[Goal of the exercise] Output the material beneath exactly, leaving nothing out.

- - - - -

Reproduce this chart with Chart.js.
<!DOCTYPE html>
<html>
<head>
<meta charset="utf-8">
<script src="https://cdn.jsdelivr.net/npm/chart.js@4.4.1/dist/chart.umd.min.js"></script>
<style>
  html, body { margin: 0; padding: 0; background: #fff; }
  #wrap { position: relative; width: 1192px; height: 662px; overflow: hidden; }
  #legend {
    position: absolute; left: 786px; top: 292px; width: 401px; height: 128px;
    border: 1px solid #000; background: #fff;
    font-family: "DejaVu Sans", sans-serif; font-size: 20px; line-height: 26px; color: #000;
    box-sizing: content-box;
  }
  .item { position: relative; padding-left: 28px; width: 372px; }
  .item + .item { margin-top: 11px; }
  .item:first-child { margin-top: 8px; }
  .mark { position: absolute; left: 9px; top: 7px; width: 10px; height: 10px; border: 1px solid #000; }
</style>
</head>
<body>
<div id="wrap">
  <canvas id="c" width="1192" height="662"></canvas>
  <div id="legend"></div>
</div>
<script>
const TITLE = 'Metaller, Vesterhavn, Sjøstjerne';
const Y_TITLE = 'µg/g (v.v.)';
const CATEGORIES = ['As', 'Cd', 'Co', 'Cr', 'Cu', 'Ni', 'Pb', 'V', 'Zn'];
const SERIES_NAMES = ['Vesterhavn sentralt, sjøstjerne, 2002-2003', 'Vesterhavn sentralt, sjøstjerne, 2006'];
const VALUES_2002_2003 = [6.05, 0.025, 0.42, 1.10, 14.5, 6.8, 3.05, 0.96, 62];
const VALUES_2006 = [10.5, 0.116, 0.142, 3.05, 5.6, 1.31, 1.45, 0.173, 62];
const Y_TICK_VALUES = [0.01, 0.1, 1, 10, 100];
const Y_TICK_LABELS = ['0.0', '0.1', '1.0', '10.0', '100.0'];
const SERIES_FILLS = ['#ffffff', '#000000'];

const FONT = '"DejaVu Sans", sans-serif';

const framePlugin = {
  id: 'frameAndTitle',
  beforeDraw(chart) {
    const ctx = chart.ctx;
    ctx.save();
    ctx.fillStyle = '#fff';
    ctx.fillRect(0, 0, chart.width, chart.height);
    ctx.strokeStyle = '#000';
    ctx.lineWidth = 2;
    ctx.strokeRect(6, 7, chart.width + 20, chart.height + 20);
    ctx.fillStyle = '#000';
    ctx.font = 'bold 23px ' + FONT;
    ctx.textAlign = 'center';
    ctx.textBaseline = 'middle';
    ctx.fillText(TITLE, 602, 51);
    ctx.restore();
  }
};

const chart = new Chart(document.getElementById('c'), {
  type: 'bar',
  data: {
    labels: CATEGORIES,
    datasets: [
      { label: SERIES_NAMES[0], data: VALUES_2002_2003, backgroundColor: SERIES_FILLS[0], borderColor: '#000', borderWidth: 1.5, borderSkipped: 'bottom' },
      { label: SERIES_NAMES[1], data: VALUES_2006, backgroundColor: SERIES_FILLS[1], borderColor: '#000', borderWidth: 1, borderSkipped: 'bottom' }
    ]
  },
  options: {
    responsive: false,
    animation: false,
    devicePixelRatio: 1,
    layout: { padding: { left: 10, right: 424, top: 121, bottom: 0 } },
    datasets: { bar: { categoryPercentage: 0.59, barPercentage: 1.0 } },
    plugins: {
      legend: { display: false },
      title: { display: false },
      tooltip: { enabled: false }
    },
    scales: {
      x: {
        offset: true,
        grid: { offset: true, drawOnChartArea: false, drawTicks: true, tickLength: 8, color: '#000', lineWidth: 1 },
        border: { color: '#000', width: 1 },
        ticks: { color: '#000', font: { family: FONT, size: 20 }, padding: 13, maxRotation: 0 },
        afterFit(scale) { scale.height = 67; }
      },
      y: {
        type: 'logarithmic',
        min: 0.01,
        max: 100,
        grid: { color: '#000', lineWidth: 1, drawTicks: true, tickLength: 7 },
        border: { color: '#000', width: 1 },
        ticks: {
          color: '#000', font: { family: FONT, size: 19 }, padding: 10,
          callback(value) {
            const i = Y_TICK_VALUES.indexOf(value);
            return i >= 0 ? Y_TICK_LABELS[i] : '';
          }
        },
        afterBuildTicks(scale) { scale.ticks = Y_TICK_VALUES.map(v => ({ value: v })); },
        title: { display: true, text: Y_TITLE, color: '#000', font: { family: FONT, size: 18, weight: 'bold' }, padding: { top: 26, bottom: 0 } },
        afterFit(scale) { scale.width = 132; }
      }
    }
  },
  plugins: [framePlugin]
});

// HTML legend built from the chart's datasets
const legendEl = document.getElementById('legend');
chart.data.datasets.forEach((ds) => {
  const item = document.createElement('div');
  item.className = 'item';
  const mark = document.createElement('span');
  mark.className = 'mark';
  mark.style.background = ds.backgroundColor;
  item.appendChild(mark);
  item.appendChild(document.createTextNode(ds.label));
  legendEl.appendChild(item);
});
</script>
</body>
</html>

- - - - -

[Reply]
Reproduce this chart with Chart.js.
<!DOCTYPE html>
<html>
<head>
<meta charset="utf-8">
<script src="https://cdn.jsdelivr.net/npm/chart.js@4.4.1/dist/chart.umd.min.js"></script>
<style>
  html, body { margin: 0; padding: 0; background: #fff; }
  #wrap { position: relative; width: 1192px; height: 662px; overflow: hidden; }
  #legend {
    position: absolute; left: 786px; top: 292px; width: 401px; height: 128px;
    border: 1px solid #000; background: #fff;
    font-family: "DejaVu Sans", sans-serif; font-size: 20px; line-height: 26px; color: #000;
    box-sizing: content-box;
  }
  .item { position: relative; padding-left: 28px; width: 372px; }
  .item + .item { margin-top: 11px; }
  .item:first-child { margin-top: 8px; }
  .mark { position: absolute; left: 9px; top: 7px; width: 10px; height: 10px; border: 1px solid #000; }
</style>
</head>
<body>
<div id="wrap">
  <canvas id="c" width="1192" height="662"></canvas>
  <div id="legend"></div>
</div>
<script>
const TITLE = 'Metaller, Vesterhavn, Sjøstjerne';
const Y_TITLE = 'µg/g (v.v.)';
const CATEGORIES = ['As', 'Cd', 'Co', 'Cr', 'Cu', 'Ni', 'Pb', 'V', 'Zn'];
const SERIES_NAMES = ['Vesterhavn sentralt, sjøstjerne, 2002-2003', 'Vesterhavn sentralt, sjøstjerne, 2006'];
const VALUES_2002_2003 = [6.05, 0.025, 0.42, 1.10, 14.5, 6.8, 3.05, 0.96, 62];
const VALUES_2006 = [10.5, 0.116, 0.142, 3.05, 5.6, 1.31, 1.45, 0.173, 62];
const Y_TICK_VALUES = [0.01, 0.1, 1, 10, 100];
const Y_TICK_LABELS = ['0.0', '0.1', '1.0', '10.0', '100.0'];
const SERIES_FILLS = ['#ffffff', '#000000'];

const FONT = '"DejaVu Sans", sans-serif';

const framePlugin = {
  id: 'frameAndTitle',
  beforeDraw(chart) {
    const ctx = chart.ctx;
    ctx.save();
    ctx.fillStyle = '#fff';
    ctx.fillRect(0, 0, chart.width, chart.height);
    ctx.strokeStyle = '#000';
    ctx.lineWidth = 2;
    ctx.strokeRect(6, 7, chart.width + 20, chart.height + 20);
    ctx.fillStyle = '#000';
    ctx.font = 'bold 23px ' + FONT;
    ctx.textAlign = 'center';
    ctx.textBaseline = 'middle';
    ctx.fillText(TITLE, 602, 51);
    ctx.restore();
  }
};

const chart = new Chart(document.getElementById('c'), {
  type: 'bar',
  data: {
    labels: CATEGORIES,
    datasets: [
      { label: SERIES_NAMES[0], data: VALUES_2002_2003, backgroundColor: SERIES_FILLS[0], borderColor: '#000', borderWidth: 1.5, borderSkipped: 'bottom' },
      { label: SERIES_NAMES[1], data: VALUES_2006, backgroundColor: SERIES_FILLS[1], borderColor: '#000', borderWidth: 1, borderSkipped: 'bottom' }
    ]
  },
  options: {
    responsive: false,
    animation: false,
    devicePixelRatio: 1,
    layout: { padding: { left: 10, right: 424, top: 121, bottom: 0 } },
    datasets: { bar: { categoryPercentage: 0.59, barPercentage: 1.0 } },
    plugins: {
      legend: { display: false },
      title: { display: false },
      tooltip: { enabled: false }
    },
    scales: {
      x: {
        offset: true,
        grid: { offset: true, drawOnChartArea: false, drawTicks: true, tickLength: 8, color: '#000', lineWidth: 1 },
        border: { color: '#000', width: 1 },
        ticks: { color: '#000', font: { family: FONT, size: 20 }, padding: 13, maxRotation: 0 },
        afterFit(scale) { scale.height = 67; }
      },
      y: {
        type: 'logarithmic',
        min: 0.01,
        max: 100,
        grid: { color: '#000', lineWidth: 1, drawTicks: true, tickLength: 7 },
        border: { color: '#000', width: 1 },
        ticks: {
          color: '#000', font: { family: FONT, size: 19 }, padding: 10,
          callback(value) {
            const i = Y_TICK_VALUES.indexOf(value);
            return i >= 0 ? Y_TICK_LABELS[i] : '';
          }
        },
        afterBuildTicks(scale) { scale.ticks = Y_TICK_VALUES.map(v => ({ value: v })); },
        title: { display: true, text: Y_TITLE, color: '#000', font: { family: FONT, size: 18, weight: 'bold' }, padding: { top: 26, bottom: 0 } },
        afterFit(scale) { scale.width = 132; }
      }
    }
  },
  plugins: [framePlugin]
});

// HTML legend built from the chart's datasets
const legendEl = document.getElementById('legend');
chart.data.datasets.forEach((ds) => {
  const item = document.createElement('div');
  item.className = 'item';
  const mark = document.createElement('span');
  mark.className = 'mark';
  mark.style.background = ds.backgroundColor;
  item.appendChild(mark);
  item.appendChild(document.createTextNode(ds.label));
  legendEl.appendChild(item);
});
</script>
</body>
</html>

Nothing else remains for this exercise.